When the function returns a value then it can be invoked within a SQL statement as:
-
select myfunction(args);
– when no input table is needed -
select a, b, myfunction(args) from sometable;
– when input-table is needed
When the function returns a table, then it can be invoked as:
select * from myfunction(args);
Invoking via DO
Code can be invoked “inline” in an interactive postgres session without defining a custom function, via:
DO PGSTRING;
where PLSTRING is a string that contains program code in whatever LANGUAGE was specified.
Embedding a program in a string can be tricky - a program quite often has quoted strings of its own. Fortunately, postgres has a generic “raw string quoting” mechanism called “dollar quoting”:
-
$foo$anytext$foo$
quotes the string “anytext”. -
$$anytext$$
also quotes the string “anytext” - as long as$$
does not occur within it.
Sadly some GUI editors (Squirrel in particular) are not dollar-quote aware, and try to split on semicolons within the string.
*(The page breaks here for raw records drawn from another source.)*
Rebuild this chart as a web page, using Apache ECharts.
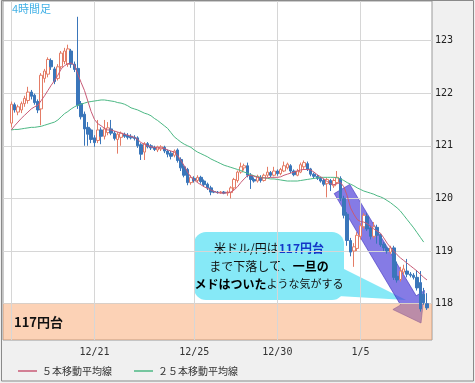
<!DOCTYPE html>
<html><head><meta charset="utf-8">
<script src="https://cdn.jsdelivr.net/npm/echarts@6/dist/echarts.min.js"></script>
<style>html,body{margin:0;padding:0;background:#f0f0f0}#c{width:475px;height:383px}</style>
</head><body><div id="c"></div>
<script>
// ---- data (4-hour candles: open, close, low, high) ----
const candles = [
[121.43,121.79,121.35,121.84],[121.78,121.68,121.63,121.82],[121.64,121.74,121.58,121.78],[121.68,121.80,121.62,121.84],
[121.80,121.90,121.74,121.95],[121.86,122.02,121.80,122.12],[122.02,121.94,121.88,122.06],[121.96,121.82,121.78,121.99],
[121.84,121.68,121.62,121.88],[121.70,122.34,121.39,122.38],[122.28,122.42,122.20,122.46],[122.36,122.64,122.30,122.68],
[122.62,122.50,122.44,122.66],[122.46,122.22,122.17,122.50],[122.28,122.50,122.24,122.55],[122.50,122.76,122.46,122.80],
[122.60,122.80,122.55,122.86],[122.55,122.84,122.50,122.92],[122.80,122.55,122.48,122.84],[122.55,122.45,122.40,122.60],
[122.47,121.77,121.70,123.45],[121.80,121.55,121.50,121.85],[121.60,121.32,121.00,121.65],[121.35,121.22,121.00,121.45],
[121.30,121.12,121.05,121.33],[121.15,121.06,120.98,121.20],[121.10,121.30,121.05,121.49],[121.30,121.18,121.03,121.35],
[121.18,121.32,121.12,121.49],[121.25,121.34,121.20,121.45],[121.32,121.24,121.20,121.49],[121.24,121.14,121.10,121.28],
[121.12,121.22,120.85,121.26],[121.16,121.24,121.00,121.27],[121.22,121.18,121.15,121.25],[121.20,121.16,121.12,121.24],
[121.18,121.15,121.12,121.22],[121.16,121.14,121.10,121.20],[121.15,121.00,120.96,121.18],[121.02,120.84,120.73,121.05],
[120.88,121.04,120.73,121.07],[121.04,120.98,120.95,121.07],[121.00,120.96,120.92,121.03],[120.97,120.93,120.90,121.00],
[120.92,120.98,120.88,121.00],[120.94,120.98,120.90,121.01],[120.97,120.90,120.86,121.00],[120.90,120.84,120.78,120.93],
[120.86,120.80,120.74,120.90],[120.82,120.90,120.78,120.93],[120.92,120.72,120.68,120.95],[120.74,120.58,120.52,120.78],
[120.60,120.44,120.40,120.63],[120.55,120.30,120.25,120.58],[120.30,120.40,120.26,120.44],[120.38,120.34,120.30,120.42],
[120.34,120.40,120.30,120.44],[120.40,120.32,120.28,120.43],[120.33,120.26,120.22,120.36],[120.27,120.20,120.16,120.30],
[120.20,120.12,120.06,120.24],[120.13,120.12,120.10,120.15],[120.12,120.11,120.09,120.14],[120.11,120.12,120.09,120.14],
[120.12,120.10,120.08,120.14],[120.10,120.12,120.05,120.15],[120.11,120.20,120.00,120.23],[120.20,120.36,120.16,120.39],
[120.34,120.50,120.30,120.53],[120.50,120.60,120.47,120.68],[120.58,120.62,120.53,120.66],[120.62,120.44,120.40,120.68],
[120.44,120.36,120.18,120.48],[120.36,120.33,120.30,120.40],[120.33,120.42,120.30,120.45],[120.40,120.34,120.30,120.44],
[120.34,120.44,120.32,120.47],[120.44,120.50,120.40,120.60],[120.49,120.44,120.40,120.52],[120.44,120.52,120.42,120.60],
[120.52,120.47,120.43,120.55],[120.47,120.55,120.44,120.58],[120.52,120.62,120.50,120.70],[120.58,120.65,120.55,120.68],
[120.62,120.52,120.48,120.65],[120.52,120.45,120.42,120.55],[120.44,120.52,120.42,120.56],[120.50,120.64,120.48,120.68],
[120.60,120.68,120.56,120.72],[120.66,120.55,120.52,120.70],[120.56,120.46,120.42,120.58],[120.46,120.42,120.38,120.49],
[120.42,120.38,120.35,120.45],[120.38,120.33,120.30,120.41],[120.34,120.27,120.23,120.37],[120.28,120.36,120.02,120.39],
[120.34,120.26,120.14,120.37],[120.24,120.34,120.20,120.38],[120.30,120.40,120.27,120.52],[120.38,120.00,119.95,120.42],
[120.00,119.68,119.62,120.05],[119.70,119.20,119.10,119.74],[119.20,118.98,118.90,119.25],[119.00,119.08,118.70,119.15],
[119.05,119.30,119.00,119.36],[119.28,119.48,119.22,119.53],[119.46,119.68,119.42,119.72],[119.66,119.42,119.38,119.72],
[119.44,119.28,119.22,119.48],[119.28,119.46,119.24,119.55],[119.45,119.30,119.14,119.50],[119.30,119.12,119.08,119.33],
[119.13,119.06,119.00,119.17],[119.05,119.00,118.95,119.08],[118.98,119.06,118.94,119.10],[119.06,118.50,118.45,119.10],
[118.52,118.45,118.40,118.80],[118.46,118.62,118.42,118.70],[118.60,118.66,118.55,118.74],[118.62,118.56,118.50,118.85],
[118.56,118.54,118.50,118.60],[118.54,118.50,118.46,118.58],[118.50,118.30,118.25,118.64],[118.40,117.90,117.85,118.62],
[118.18,118.02,117.98,118.30],[118.00,117.92,117.88,118.20]
];
const ma5 = [
121.30,121.38,121.45,121.52,121.58,121.64,121.70,121.74,121.77,121.86,121.95,122.05,122.15,122.24,122.34,122.46,
122.52,122.56,122.57,122.53,122.36,122.20,122.05,121.85,121.65,121.50,121.42,121.38,121.33,121.30,121.30,121.28,
121.26,121.24,121.22,121.20,121.18,121.16,121.12,121.06,121.03,121.00,120.98,120.97,120.96,120.96,120.95,120.92,
120.90,120.88,120.82,120.72,120.62,120.50,120.40,120.35,120.30,120.26,120.22,120.19,120.16,120.13,120.11,120.10,
120.10,120.11,120.12,120.16,120.22,120.30,120.37,120.43,120.44,120.42,120.40,120.39,120.39,120.39,120.40,120.40,
120.40,120.41,120.44,120.46,120.48,120.50,120.52,120.54,120.55,120.55,120.54,120.50,120.45,120.41,120.37,120.32,
120.28,120.26,120.28,120.30,120.22,120.05,119.82,119.70,119.60,119.56,119.55,119.52,119.47,119.42,119.38,119.34,
119.25,119.15,119.07,119.00,118.93,118.87,118.82,118.77,118.72,118.67,118.62,118.56,118.50,118.45
];
const ma25 = [
121.30,121.31,121.31,121.32,121.33,121.34,121.35,121.35,121.36,121.37,121.39,121.41,121.43,121.45,121.49,121.55,
121.61,121.65,121.70,121.74,121.77,121.79,121.81,121.83,121.84,121.85,121.86,121.87,121.87,121.86,121.85,121.84,
121.82,121.81,121.79,121.76,121.72,121.70,121.68,121.65,121.62,121.60,121.57,121.52,121.48,121.43,121.38,121.33,
121.25,121.17,121.12,121.07,121.03,121.00,120.97,120.92,120.88,120.85,120.82,120.79,120.75,120.72,120.69,120.66,
120.63,120.61,120.59,120.57,120.55,120.53,120.50,120.48,120.45,120.43,120.41,120.40,120.39,120.38,120.37,120.37,
120.36,120.35,120.34,120.33,120.33,120.33,120.33,120.34,120.35,120.36,120.37,120.38,120.39,120.40,120.40,120.40,
120.40,120.40,120.39,120.37,120.34,120.30,120.27,120.24,120.20,120.17,120.14,120.12,120.10,120.08,120.05,120.03,
120.00,119.96,119.92,119.87,119.82,119.76,119.68,119.60,119.52,119.44,119.35,119.26,119.17
];
const yTicks = [118, 119, 120, 121, 122, 123];
const tickLabels = ['', '12/21', '12/25', '12/30', '1/5'];
const tickBars = [0, 25, 55, 80, 105];
const seriesNames = ['５本移動平均線', '２５本移動平均線'];
const bandLabel = '117円台';
const LEAD = 2, TRAIL = 1;

// ---- build category slots ----
const nSlots = LEAD + candles.length + TRAIL;
const categories = [];
for (let i = 0; i < nSlots; i++) categories.push('');
tickBars.forEach((b, k) => { categories[b + LEAD] = tickLabels[k]; });
const pad = n => Array(n).fill(null);
const candleData = [...Array(LEAD).fill(['-','-','-','-']), ...candles];
const ma5Data = [...pad(LEAD), ...ma5];
const ma25Data = [...pad(LEAD), ...ma25];

const chart = echarts.init(document.getElementById('c'), null, {renderer: 'canvas'});
const jp = '"Noto Sans CJK JP", sans-serif';
const mono = '"DejaVu Sans Mono", monospace';

chart.setOption({
  animation: false,
  backgroundColor: '#f0f0f0',
  grid: {left: 3, top: 1, right: 43, bottom: 43, show: true, backgroundColor: '#ffffff', borderColor: '#999999', borderWidth: 1},
  xAxis: {
    type: 'category', data: categories, boundaryGap: true,
    axisLine: {show: false}, axisTick: {show: false}, splitLine: {show: false},
    axisLabel: {interval: 0, color: '#333', fontFamily: mono, fontSize: 10, margin: 7}
  },
  yAxis: {
    type: 'value', position: 'right', min: 117.31, max: 123.75, scale: true,
    axisLine: {show: false},
    axisTick: {show: false, customValues: yTicks},
    axisLabel: {customValues: yTicks, color: '#222', fontFamily: mono, fontSize: 10, margin: 3, formatter: v => String(v)},
    splitLine: {show: true, lineStyle: {color: '#d6d6d6', width: 1}}
  },
  legend: {
    left: 13, top: 361, icon: 'rect', itemWidth: 19, itemHeight: 1.5, itemGap: 22,
    textStyle: {fontFamily: jp, fontSize: 10, color: '#333'},
    data: seriesNames
  },
  series: [
    {
      type: 'candlestick', name: 'USDJPY', data: candleData, barWidth: 3, z: 3,
      itemStyle: {color: '#ffffff', color0: '#3a76ba', borderColor: '#e47c66', borderColor0: '#3a76ba', borderWidth: 1},
      markArea: {
        silent: true, z: 1,
        itemStyle: {color: 'rgba(249,160,100,0.47)'},
        label: {show: true, position: 'insideLeft', distance: 11, formatter: '{b}', color: '#111', fontFamily: jp, fontSize: 13, fontWeight: 'bold'},
        data: [[{yAxis: 117.31, name: bandLabel}, {yAxis: 118}]]
      }
    },
    {
      type: 'line', name: seriesNames[1], data: ma25Data, showSymbol: false, z: 4,
      lineStyle: {color: '#4cb884', width: 1}, itemStyle: {color: '#4cb884'},
      markLine: {
        silent: true, symbol: 'none', z: 2, animation: false,
        label: {show: false}, lineStyle: {color: '#d6d6d6', width: 1, type: 'solid'},
        emphasis: {disabled: true},
        data: tickBars.map(b => ({xAxis: b + LEAD}))
      }
    },
    {
      type: 'line', name: seriesNames[0], data: ma5Data, showSymbol: false, z: 5,
      lineStyle: {color: '#c85a76', width: 1}, itemStyle: {color: '#c85a76'}
    }
  ],
  graphic: [
    {type: 'rect', silent: true, z: 100, shape: {x: 1.5, y: 0.5, width: 472, height: 380.5},
      style: {fill: 'none', stroke: '#8a8a8a', lineWidth: 1}},
    {type: 'text', silent: true, z: 100, left: 12, top: 3,
      style: {text: '4時間足', fill: '#3fb0e6', font: '11px "Noto Sans CJK JP"'}},
    {type: 'group', silent: true, z: 95, children: [
      {type: 'rect', shape: {x: 194, y: 232, width: 150, height: 68, r: 12}, style: {fill: '#86e9f7'}},
      {type: 'polygon', shape: {points: [[338,266],[406,300],[338,296]]}, style: {fill: '#86e9f7'}},
      {type: 'text', x: 269, y: 239, style: {
        text: '{a|米ドル/円は}{b|117円台}\n{a|まで下落して、}{c|一旦の}\n{c|メドはついた}{d|ような気がする}',
        align: 'center', verticalAlign: 'top', lineHeight: 18,
        rich: {
          a: {fontFamily: jp, fontSize: 12, fill: '#111', color: '#111', lineHeight: 18},
          b: {fontFamily: jp, fontSize: 12, fontWeight: 'bold', fill: '#1438c8', color: '#1438c8', lineHeight: 18},
          c: {fontFamily: jp, fontSize: 12, fontWeight: 'bold', fill: '#000', color: '#000', lineHeight: 18},
          d: {fontFamily: jp, fontSize: 11, fill: '#111', color: '#111', lineHeight: 18}
        }
      }}
    ]},
    {type: 'group', silent: true, z: 98, children: [
      {type: 'polygon', shape: {points: [[334.2,193.6],[349.8,184.4],[416.2,295.8],[424.5,290.5],[421,323],[392.9,309.5],[400.6,305]]},
        style: {fill: 'rgba(70,55,215,0.66)', stroke: 'rgba(60,45,190,0.6)', lineWidth: 1}}
    ]}
  ]
});
</script></body></html>
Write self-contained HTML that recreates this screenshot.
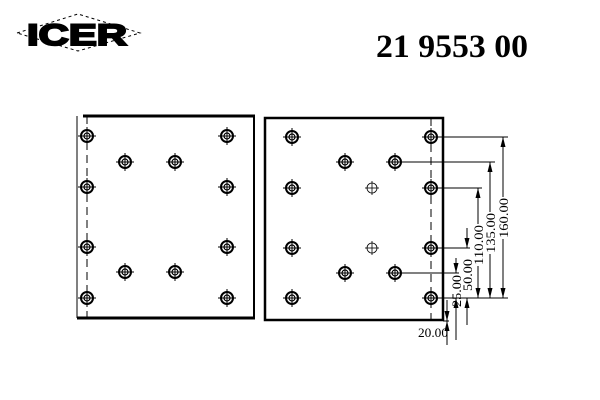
<!DOCTYPE html>
<html><head><style>
html,body{margin:0;padding:0;background:#fff;}
svg{display:block}
</style></head><body>
<svg width="600" height="400" viewBox="0 0 600 400" xmlns="http://www.w3.org/2000/svg">
<defs>
<g id="h">
<circle r="6" fill="none" stroke="#000" stroke-width="2"/>
<circle r="3" fill="none" stroke="#000" stroke-width="1.2"/>
<line x1="-9" y1="0" x2="9" y2="0" stroke="#000" stroke-width="1"/>
<line x1="0" y1="-9" x2="0" y2="9" stroke="#000" stroke-width="1"/>
</g>
<g id="s">
<circle r="5" fill="none" stroke="#000" stroke-width="0.8"/>
<line x1="-7" y1="0" x2="7" y2="0" stroke="#000" stroke-width="0.8"/>
<line x1="0" y1="-7" x2="0" y2="7" stroke="#000" stroke-width="0.8"/>
</g>
<marker id="a" markerWidth="11" markerHeight="5" refX="10" refY="2.5" orient="auto-start-reverse" markerUnits="userSpaceOnUse"><path d="M0,0 L10,2.5 L0,5z" fill="#000"/></marker>
</defs>
<!-- logo -->
<polygon points="17,33 78,14 140,33 78,51" fill="none" stroke="#000" stroke-width="1" stroke-dasharray="3,3"/>
<text x="77" y="45" text-anchor="middle" font-family="Liberation Sans, sans-serif" font-weight="bold" font-size="30" textLength="100" lengthAdjust="spacingAndGlyphs" stroke="#000" stroke-width="2">ICER</text>
<text x="452" y="57" text-anchor="middle" font-family="Liberation Serif, serif" font-weight="bold" font-size="33" textLength="152" lengthAdjust="spacingAndGlyphs">21 9553 00</text>
<!-- left panel -->
<g fill="none" stroke="#000">
<line x1="77" y1="116" x2="77" y2="318" stroke-width="1"/>
<line x1="83" y1="116" x2="255" y2="116" stroke-width="3"/>
<line x1="77" y1="318" x2="255" y2="318" stroke-width="3"/>
<line x1="254" y1="116" x2="254" y2="319" stroke-width="2"/>
<line x1="87" y1="116" x2="87" y2="319" stroke-width="1" stroke-dasharray="8,5"/>
<!-- right panel -->
<rect x="265" y="118" width="178" height="202" stroke-width="2.5"/>
<line x1="431" y1="118" x2="431" y2="325" stroke-width="1" stroke-dasharray="8,5"/>
</g>
<g>
<use href="#h" x="87" y="136"/><use href="#h" x="87" y="187"/><use href="#h" x="87" y="247"/><use href="#h" x="87" y="298"/>
<use href="#h" x="227" y="136"/><use href="#h" x="227" y="187"/><use href="#h" x="227" y="247"/><use href="#h" x="227" y="298"/>
<use href="#h" x="125" y="162"/><use href="#h" x="175" y="162"/><use href="#h" x="125" y="272"/><use href="#h" x="175" y="272"/>
<use href="#h" x="292" y="137"/><use href="#h" x="292" y="188"/><use href="#h" x="292" y="248"/><use href="#h" x="292" y="298"/>
<use href="#h" x="431" y="137"/><use href="#h" x="431" y="188"/><use href="#h" x="431" y="248"/><use href="#h" x="431" y="298"/>
<use href="#h" x="345" y="162"/><use href="#h" x="395" y="162"/><use href="#h" x="345" y="273"/><use href="#h" x="395" y="273"/>
<use href="#s" x="372" y="188"/><use href="#s" x="372" y="248"/>
</g>
<!-- dimensions -->
<g stroke="#000" stroke-width="1" fill="none">
<line x1="437" y1="137" x2="508" y2="137"/>
<line x1="401" y1="162" x2="495" y2="162"/>
<line x1="437" y1="188" x2="482" y2="188"/>
<line x1="437" y1="248" x2="470" y2="248"/>
<line x1="401" y1="273" x2="459" y2="273"/>
<line x1="437" y1="298" x2="508" y2="298"/>
<line x1="443" y1="321" x2="449" y2="321"/>
<line x1="503" y1="137" x2="503" y2="298" marker-start="url(#a)" marker-end="url(#a)"/>
<line x1="490" y1="162" x2="490" y2="298" marker-start="url(#a)" marker-end="url(#a)"/>
<line x1="478" y1="188" x2="478" y2="298" marker-start="url(#a)" marker-end="url(#a)"/>
<line x1="467" y1="228" x2="467" y2="248" marker-end="url(#a)"/>
<line x1="456" y1="258" x2="456" y2="273" marker-end="url(#a)"/>
<line x1="456" y1="340" x2="456" y2="298" marker-end="url(#a)"/>
<line x1="467" y1="325" x2="467" y2="298" marker-end="url(#a)"/>
<line x1="447" y1="300" x2="447" y2="321" marker-end="url(#a)"/>
<line x1="447" y1="345" x2="447" y2="321" marker-end="url(#a)"/>
</g>
<g fill="#fff">
<rect x="497" y="197" width="12" height="42"/>
<rect x="484" y="212" width="12" height="42"/>
<rect x="472" y="224" width="12" height="42"/>
<rect x="461" y="259" width="12" height="33"/>
</g>
<g font-family="Liberation Serif, serif" font-size="13" fill="#000" text-anchor="middle">
<text transform="translate(508,218) rotate(-90)" textLength="40" lengthAdjust="spacingAndGlyphs">160.00</text>
<text transform="translate(495,233) rotate(-90)" textLength="40" lengthAdjust="spacingAndGlyphs">135.00</text>
<text transform="translate(483,245) rotate(-90)" textLength="40" lengthAdjust="spacingAndGlyphs">110.00</text>
<text transform="translate(472,275) rotate(-90)" textLength="32" lengthAdjust="spacingAndGlyphs">50.00</text>
<text transform="translate(461,291) rotate(-90)" textLength="32" lengthAdjust="spacingAndGlyphs">25.00</text>
<text x="433" y="337" textLength="30" lengthAdjust="spacingAndGlyphs">20.00</text>
</g>
</svg>
</body></html>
This is particularly useful for testing.
Defining a Function
The general format for defining a custom function is:
create function function_name(p1 type, p2 type DEFAULT defval, OUT o1 type, OUT o2 type) returns type as
PGSTRING
LANGUAGE plpgsql;
where PLSTRING is a string that contains program code in whatever LANGUAGE was specified.
Embedding a program in a string can be tricky - a program quite often has quoted strings of its own. Fortunately, postgres has a generic “raw string quoting” mechanism called “dollar quoting”:
-
$foo$anytext$foo$
quotes the string “anytext”. -
$$anytext$$
also quotes the string “anytext” - as long as$$
does not occur within it.
Sadly some GUI editors (Squirrel in particular) are not dollar-quote aware, and try to split on semicolons within the string.
Function Input and Output Parameters
The returntype can be TABLE(columndefs)
, as in the following example which uses the plpgsql language:
CREATE OR REPLACE FUNCTION get_film (p_pattern VARCHAR) RETURNS TABLE (film_title VARCHAR, film_release_year INT)
AS $$
BEGIN
RETURN QUERY SELECT
title,
cast( release_year as integer)
FROM
film
WHERE
title ILIKE p_pattern ;
END; $$
LANGUAGE 'plpgsql';
Custom Functions in Python
Python is a supported language for postgres stored procedures but it has some security concerns. It is enabled for a whole database via the command:
CREATE PROCEDURAL LANGUAGE 'plpythonu' HANDLER plpython_call_handler;
The “u” suffix on “plpythonu” indicates it is an “untrusted” runtime, ie code running in this environment within postgres simply executes as the postgres db user without any other constraints on what it can do. Such code can read and write any files the associated user could access, make network connections, start external processes, etc. Unlike Java, CPython currently has no “secure execution mechanism” that allows code to be restricted to just specific subsets of the python standard library.
Custom Functions in PL/PGSQL
Language Overview
PL/PGSQL is a language that is basically a clone of the original PL/SQL embedded language used by Oracle databases. Its syntax initially looks a little odd, but I found it actually quite reasonable to use - particularly given that the “programs” I was writing were basically two or three SQL statements combined with a little logic.
The greatest benefit of PL/PGSQL is that it is a very limited language (compared to Python for example) which is “safe” for the database to execute; there is nothing that a PL/PGSQL “program” executing as a low-privileged user can do to harm the host server, database, or other database users.
Language Structure
DECLARE
..variable..;
..variable..;
BEGIN
..statement..;
..statement..;
END;
Nested blocks can occur within BEGIN/END, just like nested scopes in other programming languages.
Variables Example
DECLARE
counter integer;
payment numeric(11,2) := 20.5;
name varchar := 'foo';
created_at CONSTANT time := now();
BEGIN
counter := counter + 1;
RAISE NOTICE 'counter is %', counter;
RAISE EXCEPTION 'counter invalid: %';
END;